Hot Monkey Publishers
The story of Ceylon’s emergence as an independent nation is less well-known than its larger neighbours that form the Indian subcontinent. This book is set in the 1950s and covers post-British rule and the resulting ethnic and political tensions. The Devil Dancers shows what a lawyer, who can write, can do with some imagination and legal training. It reads more like a Shakespearean tragedy.
It’s part political thriller, part cultural study, and part love story as it deals with rising tensions between ethnic groups, individual stories of temptation, love and betrayal, and the political power struggle. Although the events are over 50 years ago, they are just as relevant now.
The book is set in the period of independence in February 1948 and the time of one of the first prime ministers – SWRD Bandaranaike. He was a self-appointed ‘defender of the besieged Sinhalese culture’ and introduced the controversial Sinhala Only Act, recognising Sinhala as the sole official language of the government.
The legislation posed a grave concern for the Tamil community, which perceived their language and culture were threatened. There was considerable friction between the leaders of the Tamils and Sinhalese. Bandaranaike was assassinated in 1959.
It will appeal to anyone who enjoys A Passage to India or The Raj Quartet. But unlike them it is not about the British in India or about the British sense of class, as no British characters appear in the book. It is written entirely from the local standpoint.
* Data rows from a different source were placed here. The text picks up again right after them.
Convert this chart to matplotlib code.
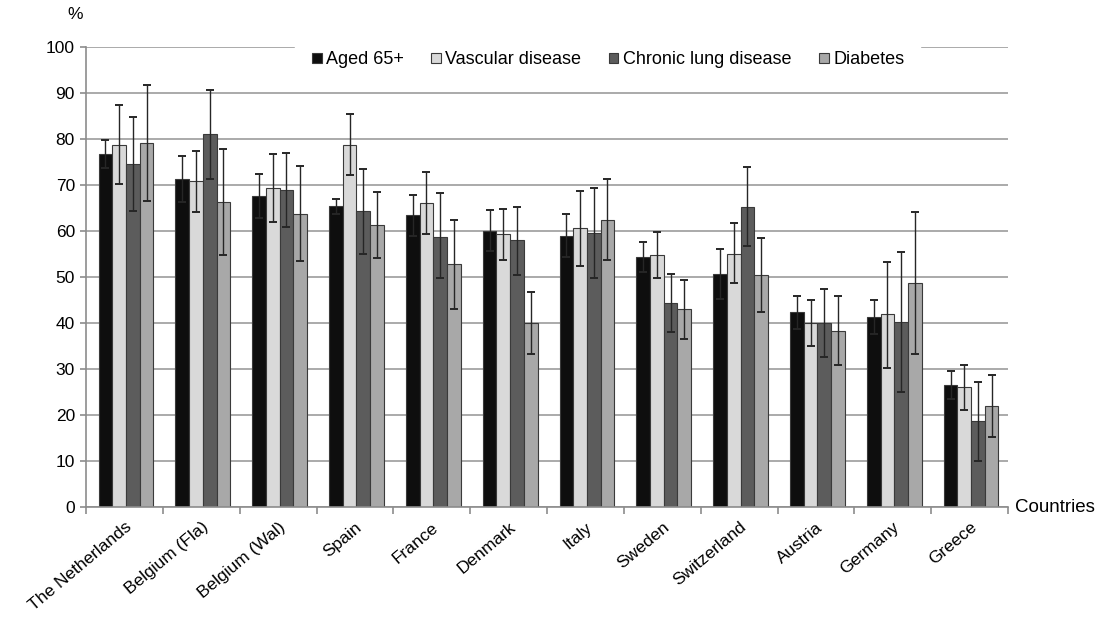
import numpy as np
import matplotlib
matplotlib.use("Agg")
import matplotlib.pyplot as plt
from matplotlib.patches import Patch

plt.rcParams['font.family'] = ['Liberation Sans', 'DejaVu Sans']

countries = ['The Netherlands', 'Belgium (Fla)', 'Belgium (Wal)', 'Spain', 'France',
             'Denmark', 'Italy', 'Sweden', 'Switzerland', 'Austria', 'Germany', 'Greece']
series = ['Aged 65+', 'Vascular disease', 'Chronic lung disease', 'Diabetes']

# values in %
aged = [76.7, 71.4, 67.6, 65.4, 63.4, 60.1, 59.0, 54.4, 50.7, 42.3, 41.4, 26.5]
vascular = [78.8, 70.9, 69.3, 78.8, 66.0, 59.3, 60.7, 54.8, 55.1, 40.1, 41.9, 26.1]
lung = [74.6, 81.1, 68.9, 64.3, 58.8, 58.0, 59.6, 44.3, 65.3, 40.1, 40.3, 18.6]
diabetes = [79.1, 66.4, 63.8, 61.4, 52.8, 40.1, 62.5, 43.0, 50.5, 38.3, 48.8, 22.0]

# upper / lower ends of the error bars
aged_hi = [79.8, 76.4, 72.3, 67.0, 67.8, 64.6, 63.6, 57.6, 56.2, 45.9, 45.1, 29.6]
aged_lo = [73.6, 66.4, 62.9, 63.8, 59.0, 55.6, 54.4, 51.2, 45.2, 38.7, 37.7, 23.4]
vascular_hi = [87.5, 77.5, 76.8, 85.4, 72.8, 64.9, 68.8, 59.9, 61.8, 45.1, 53.3, 30.9]
vascular_lo = [70.2, 64.2, 62.0, 72.2, 59.3, 53.7, 52.4, 49.9, 48.8, 35.0, 30.3, 21.0]
lung_hi = [84.9, 90.6, 77.0, 73.4, 68.2, 65.2, 69.4, 50.6, 74.0, 47.3, 55.5, 27.1]
lung_lo = [64.3, 71.4, 60.9, 55.1, 49.7, 50.5, 49.7, 38.0, 56.7, 32.7, 24.9, 10.1]
diabetes_hi = [91.7, 77.8, 74.2, 68.5, 62.3, 46.7, 71.4, 49.4, 58.4, 45.9, 64.2, 28.8]
diabetes_lo = [66.5, 54.9, 53.5, 54.2, 43.1, 33.2, 53.7, 36.5, 42.5, 30.8, 33.3, 15.2]

colors = ['#0e0e0e', '#d9d9d9', '#5c5c5c', '#a8a8a8']

values = [aged, vascular, lung, diabetes]
highs = [aged_hi, vascular_hi, lung_hi, diabetes_hi]
lows = [aged_lo, vascular_lo, lung_lo, diabetes_lo]

fig = plt.figure(figsize=(11.06, 6.36), dpi=100)
ax = fig.add_axes([0.0778, 0.2028, 0.8336, 0.7232])

x = np.arange(len(countries))
w = 0.178
for i, (v, hi, lo) in enumerate(zip(values, highs, lows)):
    v = np.array(v)
    err = [v - np.array(lo), np.array(hi) - v]
    ax.bar(x + (i - 1.5) * w + 0.02, v, w, color=colors[i], edgecolor='#3a3a3a',
           linewidth=0.8, zorder=2)
    ax.errorbar(x + (i - 1.5) * w + 0.02, v, yerr=err, fmt='none', ecolor='#262626',
                elinewidth=1.0, capsize=2.8, capthick=1.4, zorder=3)

ax.set_xlim(-0.5, len(countries) - 0.5)
ax.set_ylim(0, 100)
ax.set_yticks(np.arange(0, 101, 10))
ax.yaxis.grid(True, color='#a4a4a4', linewidth=1.3)
ax.set_axisbelow(True)
for s in ['top', 'right']:
    ax.spines[s].set_visible(False)
for s in ['left', 'bottom']:
    ax.spines[s].set_color('#8c8c8c')
    ax.spines[s].set_linewidth(1.2)

ax.tick_params(axis='y', colors='#8c8c8c', length=4, width=1.2, labelsize=12.5,
               labelcolor='black', pad=4)
ax.set_xticks(x)
ax.set_xticklabels(countries, rotation=40, ha='right', va='top',
                   rotation_mode='anchor', fontsize=12.5)
ax.tick_params(axis='x', length=0, pad=9)
ax.set_xticks(np.arange(-0.5, len(countries), 1), minor=True)
ax.tick_params(axis='x', which='minor', length=5, width=1.2, colors='#8c8c8c')

ax.text(-0.012, 1.07, '%', transform=ax.transAxes, fontsize=12.5, ha='center', va='center')
ax.text(1.008, 0.0, 'Countries', transform=ax.transAxes, fontsize=13.5, ha='left', va='center')

handles = [Patch(facecolor=c, edgecolor='#3a3a3a', linewidth=0.8) for c in colors]
leg = ax.legend(handles, series, loc='center', bbox_to_anchor=(0.566, 0.972), ncol=4,
                frameon=True, fancybox=False, framealpha=1, facecolor='white',
                edgecolor='white', fontsize=13, handlelength=0.55, handleheight=0.55,
                handletextpad=0.25, columnspacing=1.5, borderpad=0.9)
leg.set_zorder(5)

fig.savefig('out.png', dpi=100)
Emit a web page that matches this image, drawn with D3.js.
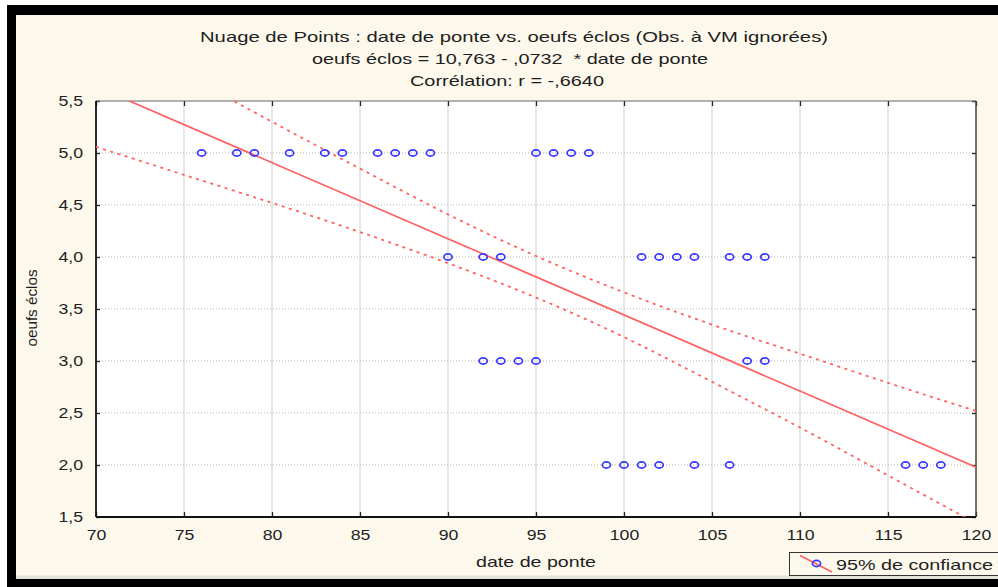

The book also contains deities or spirits that become active characters in the story. This is alien to most of us. The way gods and idols come to life and mischievously interfere in human events is not something that we are familiar with. The gods and deities seem to mirror, if not cause, the jealousies and antagonisms the human characters have.
The author, T Thurai, studied as a historian before working as a journalist for 10 years. She then retrained as a lawyer and worked in a number of large London firms. She worked in non-contentious commercial law but describes finding her niche when she became a professional support lawyer. In that role she developed her writing and research skills, which was crucial to unearth the political story behind this book. Her legal training is obvious in the research and the drama gleaned from contemporary sources.
This enjoyable work brings a neglected period alive. I look forward to her next books.